With Mayor Dickens’ urging, the ACP has agreed to play a similar role in launching the neighborhoods effort and then advising on and fundraising for it. In a parallel fashion, two entities will be established to lead the neighborhoods effort. The first, the Atlanta Urban Development Corporation, an Atlanta Housing affiliate, was established in 2023. It will work as an implementing agency tasked with coordinating all large-scaled investments, and it has been given direct control of the public land in the neighborhoods through transfers from other parts of government.

The nonprofit partner, which is projected to launch in the coming months, will support the city’s leading neighborhood institutions and ensure that various nongovernmental partners and public- sector agencies collaborate to advance the goals for each neighborhood. It will be able to leverage lessons learned elsewhere, provide technical support, and invest in the professional development of local leaders.

Reorienting philanthropic and nonprofit funding and programs toward neighborhood revitalization will create resources to enhance civic infrastructure, improve quality of life, increase the ability of residents to remain in their neighborhoods once they start improving, and fill in gaps that the government cannot address well, such as early-learning centers, YMCAs, financial-literacy programs, and business incubators. It will also ensure that plans privilege resident input, avoid major displacement, and are implemented in ways that benefit residents.
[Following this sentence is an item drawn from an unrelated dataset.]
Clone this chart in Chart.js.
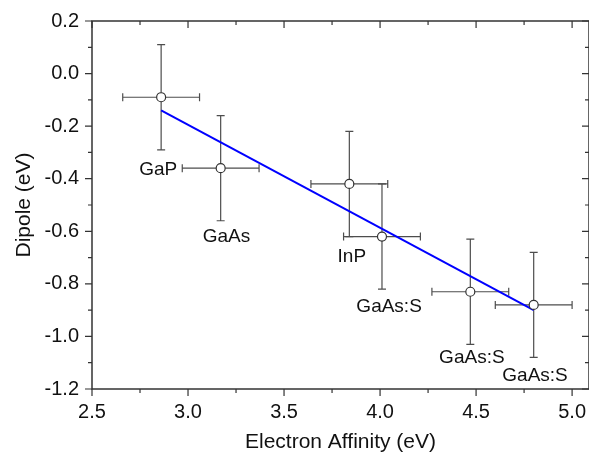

Atlanta’s goal is to do what few cities have been able to—“achieve fairness of place in Atlanta,” as David Edwards, chief policy officer in the mayor’s office, puts it. While this effort will surely take time, Atlanta’s past success with place-based projects—private organizations have led efforts to revitalize neighborhoods such as East Lake, Historic South Atlanta, and Edgewood in recent decades—shows what is possible and why it’s worthwhile to chart this course.